## Exercise goal
Below are some records. Retype exactly the lines from the one containing "Convert this diagram to TikZ code." through the one containing "(agr.312) -- (prc.69);", both included, skipping every picture.

## Dataset excerpts
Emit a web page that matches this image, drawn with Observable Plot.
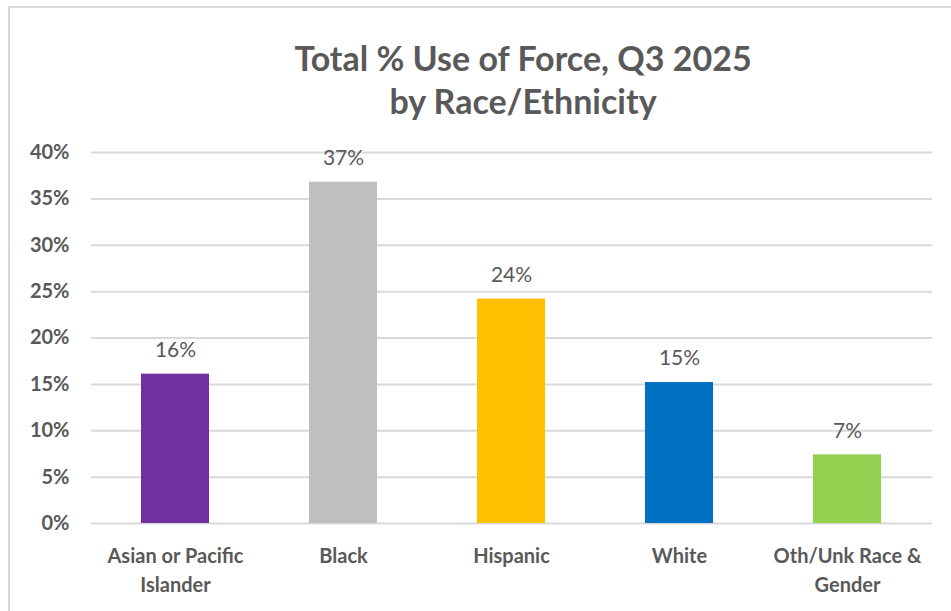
...
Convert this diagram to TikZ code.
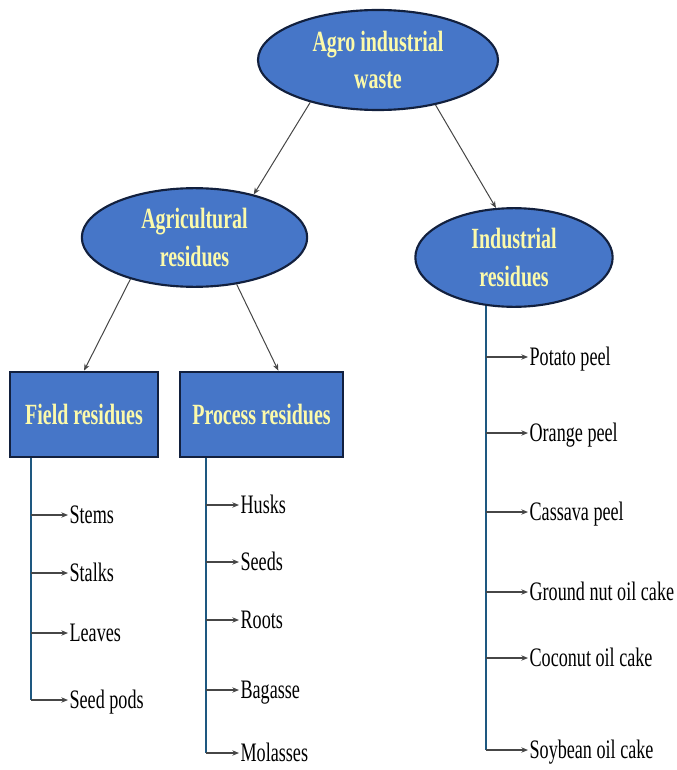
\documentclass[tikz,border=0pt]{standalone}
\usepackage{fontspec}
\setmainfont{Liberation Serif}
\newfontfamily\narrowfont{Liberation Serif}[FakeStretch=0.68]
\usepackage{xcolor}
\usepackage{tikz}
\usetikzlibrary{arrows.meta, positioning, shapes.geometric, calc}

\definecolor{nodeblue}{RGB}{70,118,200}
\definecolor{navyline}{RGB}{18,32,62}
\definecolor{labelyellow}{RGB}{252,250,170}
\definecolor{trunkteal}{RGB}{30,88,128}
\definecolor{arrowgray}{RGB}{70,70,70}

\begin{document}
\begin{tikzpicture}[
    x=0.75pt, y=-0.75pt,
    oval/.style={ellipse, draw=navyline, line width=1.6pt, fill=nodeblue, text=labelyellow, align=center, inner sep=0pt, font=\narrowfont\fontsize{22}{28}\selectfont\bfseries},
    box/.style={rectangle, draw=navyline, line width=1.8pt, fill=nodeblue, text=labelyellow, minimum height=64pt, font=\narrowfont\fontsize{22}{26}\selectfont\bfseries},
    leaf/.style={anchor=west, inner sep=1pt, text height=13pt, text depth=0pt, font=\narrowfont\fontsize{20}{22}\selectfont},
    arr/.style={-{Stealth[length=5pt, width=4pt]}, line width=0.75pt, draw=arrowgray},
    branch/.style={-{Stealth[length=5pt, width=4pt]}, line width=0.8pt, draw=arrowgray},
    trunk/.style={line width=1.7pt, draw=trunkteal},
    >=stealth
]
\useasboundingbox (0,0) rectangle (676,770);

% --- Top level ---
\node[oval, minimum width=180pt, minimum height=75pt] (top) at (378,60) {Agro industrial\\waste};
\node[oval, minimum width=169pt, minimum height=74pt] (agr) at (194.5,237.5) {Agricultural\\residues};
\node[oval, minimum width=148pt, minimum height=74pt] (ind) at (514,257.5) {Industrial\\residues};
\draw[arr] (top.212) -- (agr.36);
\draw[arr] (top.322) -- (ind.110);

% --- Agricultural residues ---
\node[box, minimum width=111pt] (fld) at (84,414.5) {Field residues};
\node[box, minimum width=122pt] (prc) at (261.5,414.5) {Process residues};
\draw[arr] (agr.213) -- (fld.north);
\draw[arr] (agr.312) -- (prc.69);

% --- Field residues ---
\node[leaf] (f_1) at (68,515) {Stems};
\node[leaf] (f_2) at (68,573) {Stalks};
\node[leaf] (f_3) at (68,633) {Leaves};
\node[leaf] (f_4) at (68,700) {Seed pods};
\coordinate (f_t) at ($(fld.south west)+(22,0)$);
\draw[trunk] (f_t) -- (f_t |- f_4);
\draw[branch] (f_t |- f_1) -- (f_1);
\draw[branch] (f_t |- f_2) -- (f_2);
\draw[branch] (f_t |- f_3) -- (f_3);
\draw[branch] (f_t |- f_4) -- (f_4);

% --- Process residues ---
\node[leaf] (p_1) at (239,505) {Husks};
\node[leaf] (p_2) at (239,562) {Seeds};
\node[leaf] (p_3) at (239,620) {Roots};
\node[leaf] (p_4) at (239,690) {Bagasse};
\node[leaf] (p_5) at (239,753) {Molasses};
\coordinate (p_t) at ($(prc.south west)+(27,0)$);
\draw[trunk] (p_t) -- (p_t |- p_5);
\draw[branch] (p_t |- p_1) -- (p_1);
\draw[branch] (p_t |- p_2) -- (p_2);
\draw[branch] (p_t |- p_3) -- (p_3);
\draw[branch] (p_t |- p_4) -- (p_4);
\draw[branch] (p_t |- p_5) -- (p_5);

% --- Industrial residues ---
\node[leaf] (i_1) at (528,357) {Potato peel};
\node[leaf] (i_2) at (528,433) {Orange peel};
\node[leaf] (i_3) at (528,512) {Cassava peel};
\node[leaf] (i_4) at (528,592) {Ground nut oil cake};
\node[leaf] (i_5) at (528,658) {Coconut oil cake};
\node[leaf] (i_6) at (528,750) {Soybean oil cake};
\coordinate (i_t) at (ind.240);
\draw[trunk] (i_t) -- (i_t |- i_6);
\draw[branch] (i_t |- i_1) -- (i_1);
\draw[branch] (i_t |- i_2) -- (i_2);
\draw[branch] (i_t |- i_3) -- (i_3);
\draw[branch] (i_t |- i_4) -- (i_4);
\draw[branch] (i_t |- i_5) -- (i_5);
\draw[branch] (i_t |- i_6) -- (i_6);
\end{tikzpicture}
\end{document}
--
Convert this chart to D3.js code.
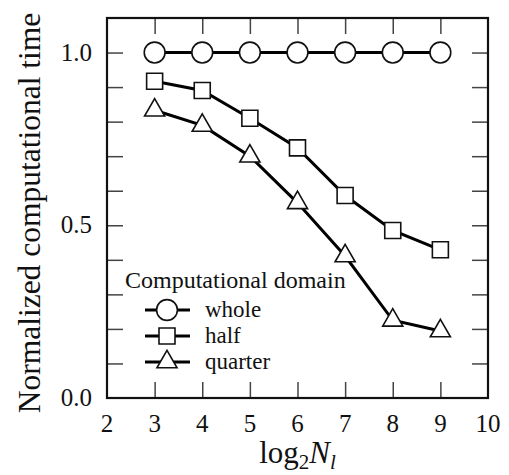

## Solution to the problem
Convert this diagram to TikZ code.
\documentclass[tikz,border=0pt]{standalone}
\usepackage{fontspec}
\setmainfont{Liberation Serif}
\newfontfamily\narrowfont{Liberation Serif}[FakeStretch=0.68]
\usepackage{xcolor}
\usepackage{tikz}
\usetikzlibrary{arrows.meta, positioning, shapes.geometric, calc}

\definecolor{nodeblue}{RGB}{70,118,200}
\definecolor{navyline}{RGB}{18,32,62}
\definecolor{labelyellow}{RGB}{252,250,170}
\definecolor{trunkteal}{RGB}{30,88,128}
\definecolor{arrowgray}{RGB}{70,70,70}

\begin{document}
\begin{tikzpicture}[
    x=0.75pt, y=-0.75pt,
    oval/.style={ellipse, draw=navyline, line width=1.6pt, fill=nodeblue, text=labelyellow, align=center, inner sep=0pt, font=\narrowfont\fontsize{22}{28}\selectfont\bfseries},
    box/.style={rectangle, draw=navyline, line width=1.8pt, fill=nodeblue, text=labelyellow, minimum height=64pt, font=\narrowfont\fontsize{22}{26}\selectfont\bfseries},
    leaf/.style={anchor=west, inner sep=1pt, text height=13pt, text depth=0pt, font=\narrowfont\fontsize{20}{22}\selectfont},
    arr/.style={-{Stealth[length=5pt, width=4pt]}, line width=0.75pt, draw=arrowgray},
    branch/.style={-{Stealth[length=5pt, width=4pt]}, line width=0.8pt, draw=arrowgray},
    trunk/.style={line width=1.7pt, draw=trunkteal},
    >=stealth
]
\useasboundingbox (0,0) rectangle (676,770);

% --- Top level ---
\node[oval, minimum width=180pt, minimum height=75pt] (top) at (378,60) {Agro industrial\\waste};
\node[oval, minimum width=169pt, minimum height=74pt] (agr) at (194.5,237.5) {Agricultural\\residues};
\node[oval, minimum width=148pt, minimum height=74pt] (ind) at (514,257.5) {Industrial\\residues};
\draw[arr] (top.212) -- (agr.36);
\draw[arr] (top.322) -- (ind.110);

% --- Agricultural residues ---
\node[box, minimum width=111pt] (fld) at (84,414.5) {Field residues};
\node[box, minimum width=122pt] (prc) at (261.5,414.5) {Process residues};
\draw[arr] (agr.213) -- (fld.north);
\draw[arr] (agr.312) -- (prc.69);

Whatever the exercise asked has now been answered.